Capture d’écran du sit Firerank. / Firerank

Jusqu’à peu, Charles Marginier chérissait Facebook. Il avait réussi à bâtir sur le réseau social une communauté de 12 millions d’abonnés autour des différentes pages de Firerank. Au programme des vidéos à fort potentiel viral (« l’histoire la plus culte de la semaine », « Qui est chaud pour un foot-rugby ? », « Cette chienne est devenue une héroïne »), plutôt destinées à un public de « millenials », mais aussi des contenus de marque produits par l’entreprise clermontoise.

La PME avait le vent en poupe : avec 1,7 milliard de vidéos vues sur l’année 2017, une équipe d’une trentaine de collaborateurs (monteurs vidéos, développeurs, commerciaux) fraîchement déménagée dans de nouveaux locaux et des comptes a minima à l’équilibrer (l’entreprise refuse de communiquer sur ses résultats). Depuis le début de l’année elle avait décidé de miser uniquement sur Facebook pour distribuer ses contenus.

Mais début novembre, Facebook a décidé de fermer l’intégralité des pages de Firerank pour non-respect des conditions d’utilisation. Les comptes personnels de M. Marginier ont également été clos. Toute l’équipe se retrouve au chômage technique. Firerank n’est pas le seul à être touché. Plus d’une centaine de pages en France et en Europe ont subi le même sort, toutes accusées d’avoir employé des moyens déloyaux pour faire gonfler leurs audiences.

Piratage d’audience

Le 10 novembre, M. Marginier prend l’initiative de publier un long post sur son compte LinkedIn dans lequel il décrit comment, dans les premières années de Facebook, il était particulièrement facile pour les éditeurs des pages Facebook de faire croître leurs statistiques : « Créer une page en utilisant un nom stupide tel que “Mieux vaut être saoul que con, ça dure moins longtemps”, [permettait d’] acquérir un million de fans en 24 heures juste par la viralité. »

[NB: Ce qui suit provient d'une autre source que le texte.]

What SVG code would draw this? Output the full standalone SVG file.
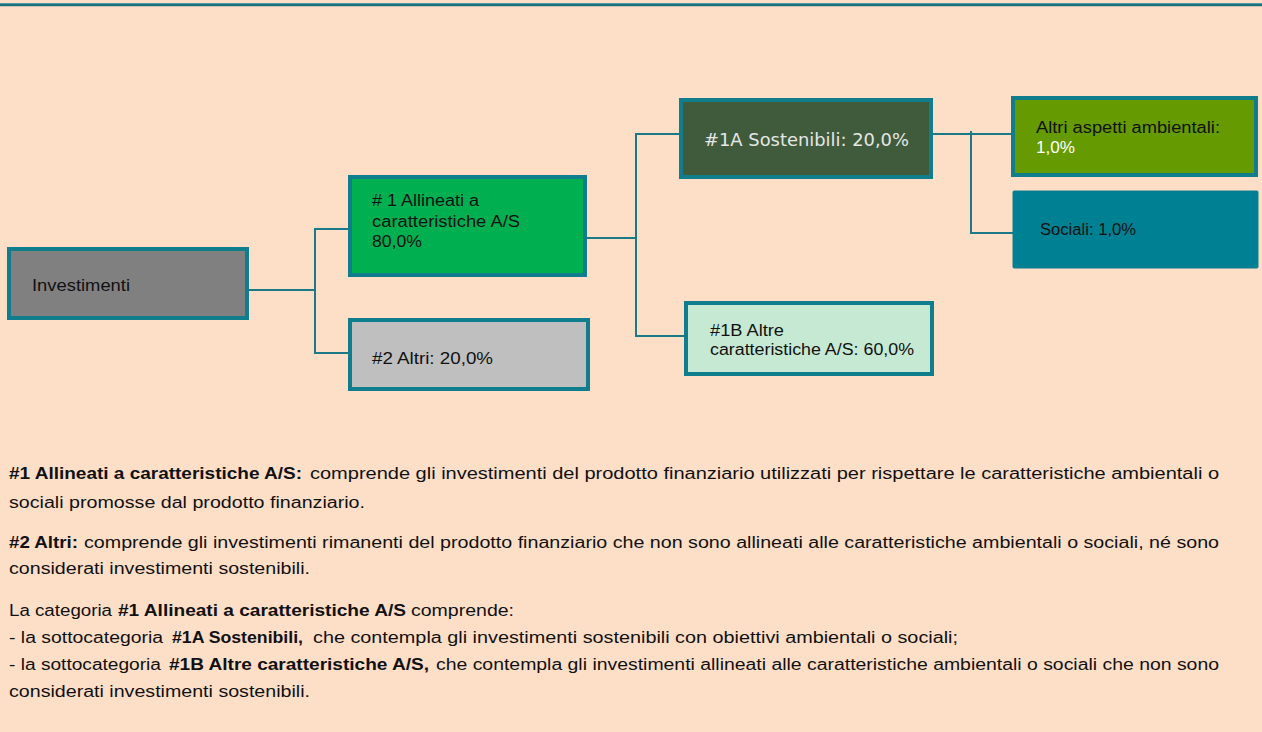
<svg xmlns="http://www.w3.org/2000/svg" width="1262" height="732" viewBox="0 0 1262 732">
<style>
.bx{stroke:#0f7d8c;stroke-width:4}
.t{font-family:"Liberation Sans",Arial,sans-serif;font-size:16px;fill:#111}
.b{font-weight:bold}
.n{font-family:"Liberation Sans",Arial,sans-serif;font-size:16px;fill:#111}
.c{fill:none;stroke:#1a7a87;stroke-width:2}
</style>
<rect x="0" y="0" width="1262" height="732" fill="#fddfc8"/>
<line x1="0" y1="5" x2="1262" y2="5" stroke="#1f6f7a" stroke-width="2.5"/>
<line x1="0" y1="3.5" x2="1262" y2="3.5" stroke="#4aa0aa" stroke-width="1"/>

<g id="connectors">
<polyline class="c" points="249,290 315,290"/>
<polyline class="c" points="348,229 315,229 315,353 348,353"/>
<polyline class="c" points="587,238 636,238"/>
<polyline class="c" points="679,134 636,134 636,336 684,336"/>
<polyline class="c" points="926,134 1011,134"/>
<polyline class="c" points="971,131 971,233 1013,233"/>
</g>

<g id="node-investimenti">
<rect class="bx" x="9" y="249" width="238" height="69" fill="#808080"/>
<text class="n" x="32" y="291" textLength="98" lengthAdjust="spacingAndGlyphs">Investimenti</text>
</g>
<g id="node-1">
<rect class="bx" x="350" y="177" width="235" height="98" fill="#00b050"/>
<text class="n" x="372" y="206" textLength="107" lengthAdjust="spacingAndGlyphs"># 1 Allineati a</text>
<text class="n" x="372" y="227" textLength="148" lengthAdjust="spacingAndGlyphs">caratteristiche A/S</text>
<text class="n" x="372" y="247" textLength="50" lengthAdjust="spacingAndGlyphs">80,0%</text>
</g>
<g id="node-2">
<rect class="bx" x="350" y="320" width="238" height="69" fill="#bfbfbf"/>
<text class="n" x="372" y="364" textLength="121" lengthAdjust="spacingAndGlyphs">#2 Altri:  20,0%</text>
</g>
<g id="node-1a">
<rect class="bx" x="681" y="100" width="250" height="77" fill="#3f5b3c"/>
<text x="704" y="146" font-family="DejaVu Sans,sans-serif" font-size="17" fill="#e6e6e6" textLength="205" lengthAdjust="spacingAndGlyphs">#1A Sostenibili:  20,0%</text>
</g>
<g id="node-1b">
<rect class="bx" x="686" y="303" width="246" height="71" fill="#c6e9d3"/>
<text class="n" x="710" y="336" textLength="74" lengthAdjust="spacingAndGlyphs">#1B Altre</text>
<text class="n" x="710" y="355" textLength="204" lengthAdjust="spacingAndGlyphs">caratteristiche A/S:  60,0%</text>
</g>
<g id="node-altri-ambientali">
<rect class="bx" x="1013" y="98" width="243" height="77" fill="#659a00"/>
<text class="n" x="1036" y="133" textLength="184" lengthAdjust="spacingAndGlyphs">Altri aspetti ambientali:</text>
<text class="n" x="1036" y="153" style="fill:#ffffff" textLength="39" lengthAdjust="spacingAndGlyphs">1,0%</text>
</g>
<g id="node-sociali">
<rect x="1013" y="191" width="245" height="77" rx="1" fill="#008193" stroke="#0f7d8c" stroke-width="1"/>
<text class="n" x="1040" y="235" textLength="96" lengthAdjust="spacingAndGlyphs">Sociali: 1,0%</text>
</g>

<g id="legend">
<text class="t b" x="9" y="479" textLength="293" lengthAdjust="spacingAndGlyphs">#1 Allineati a caratteristiche A/S:</text>
<text class="t" x="310" y="479" textLength="909" lengthAdjust="spacingAndGlyphs">comprende gli investimenti del prodotto finanziario utilizzati per rispettare le caratteristiche ambientali o</text>
<text class="t" x="9" y="508" textLength="356" lengthAdjust="spacingAndGlyphs">sociali promosse dal prodotto finanziario.</text>
<text class="t b" x="9" y="548" textLength="69" lengthAdjust="spacingAndGlyphs">#2 Altri:</text>
<text class="t" x="84" y="548" textLength="1135" lengthAdjust="spacingAndGlyphs">comprende gli investimenti rimanenti del prodotto finanziario che non sono allineati alle caratteristiche ambientali o sociali, né sono</text>
<text class="t" x="9" y="574" textLength="301" lengthAdjust="spacingAndGlyphs">considerati investimenti sostenibili.</text>
<text class="t" x="9" y="616" textLength="103" lengthAdjust="spacingAndGlyphs">La categoria</text>
<text class="t b" x="118" y="616" textLength="288" lengthAdjust="spacingAndGlyphs">#1 Allineati a caratteristiche A/S</text>
<text class="t" x="411" y="616" textLength="103" lengthAdjust="spacingAndGlyphs">comprende:</text>
<text class="t" x="9" y="643" textLength="154" lengthAdjust="spacingAndGlyphs">- la sottocategoria</text>
<text class="t b" x="172" y="643" textLength="131" lengthAdjust="spacingAndGlyphs">#1A Sostenibili,</text>
<text class="t" x="313" y="643" textLength="645" lengthAdjust="spacingAndGlyphs">che contempla gli investimenti sostenibili con obiettivi ambientali o sociali;</text>
<text class="t" x="9" y="670" textLength="152" lengthAdjust="spacingAndGlyphs">- la sottocategoria</text>
<text class="t b" x="169" y="670" textLength="260" lengthAdjust="spacingAndGlyphs">#1B Altre caratteristiche A/S,</text>
<text class="t" x="436" y="670" textLength="783" lengthAdjust="spacingAndGlyphs">che contempla gli investimenti allineati alle caratteristiche ambientali o sociali che non sono</text>
<text class="t" x="9" y="697" textLength="301" lengthAdjust="spacingAndGlyphs">considerati investimenti sostenibili.</text>
</g>
</svg>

Il rappelle aussi comment les méthodes du growth hacking, autrement dit le piratage d’audience (renommer des pages précédemment créées sous un nom plus respectable, fusionner d’anciennes pages avec de nouvelles, voire en racheter d’autres) ont été en vogue pour attirer davantage d’annonceurs. Certaines sont d’ailleurs admises par Facebook. « C’est le passé commun des grandes pages Facebook françaises, ceux qui ne participaient pas à cette course aux likes étaient hors jeu », explique M. Marginier sur LinkedIn.

Mais la roublardise va parfois plus loin. Un exemple : le like jacking, qui consiste à dissimuler sur des sites Web des boutons invisibles, sur lesquels les internautes cliquent sans savoir qu’ils ont « liké » à leur insu une page Facebook. Une technique là encore très répandue mais que Facebook proscrit.

Un avertissement

Revenant sur les sanctions qui frappent Firerank, M. Marginier explique que Facebook a puni les personnes « qui ont fait un jour ou l’autre du like jacking », et reconnaît que « oui, Firerank a pu par le passé jouer avec les règles d’acquisitions de fans Facebook ». Il soupçonne, en outre, le groupe américain de cibler en priorité « ceux qui ne dépensent pas d’argent chez Facebook » pour faire croître leur audience par le biais des liens sponsorisés.

Revirement le lundi 13 novembre : l’article de M. Marginier sur LinkedIn a été supprimé. Contacté le patron de Firerank estime que ses propos ont été largement « extrapolés » et « mal interprétés » et qu’à aucun moment sa société ne s’est livrée à des pratiques contraires au règlement de Facebook. Un changement de ton qui intervient au moment où la société explique avoir noué contact avec le réseau social pour régler son litige.

Contacté par Le Monde, Facebook contredit ces allégations : « Nous avons récemment désactivé un certain nombre de pages Facebook car elles ont de manières répétées utilisé des techniques conduisant les utilisateurs, involontairement, à liker des pages. Ce comportement va à l’encontre de nos politiques, et nous avons pris les mesures pour protéger l’intégrité de notre plate-forme. »

Le coup de semonce de Facebook sonne comme un avertissement pour tous les médias qui tentent aujourd’hui d’exister uniquement, comme Firerank, sur le réseau social – et même pour tous ceux qui y trouvent simplement fort un relais d’audience. Une dépendance risquée : il ne s’agit pas seulement de respecter scrupuleusement les règles fixées par le groupe américain, mais aussi d’accepter les changements de politique. Tout récemment, Facebook a testé dans six pays une nouvelle présentation de son interface proposant de distinguer dans un flux principal les publications privées et dans un flux secondaire toutes les autres publications (pages, médias…). Conséquence : plusieurs médias ont vu leur audience amputée des deux tiers.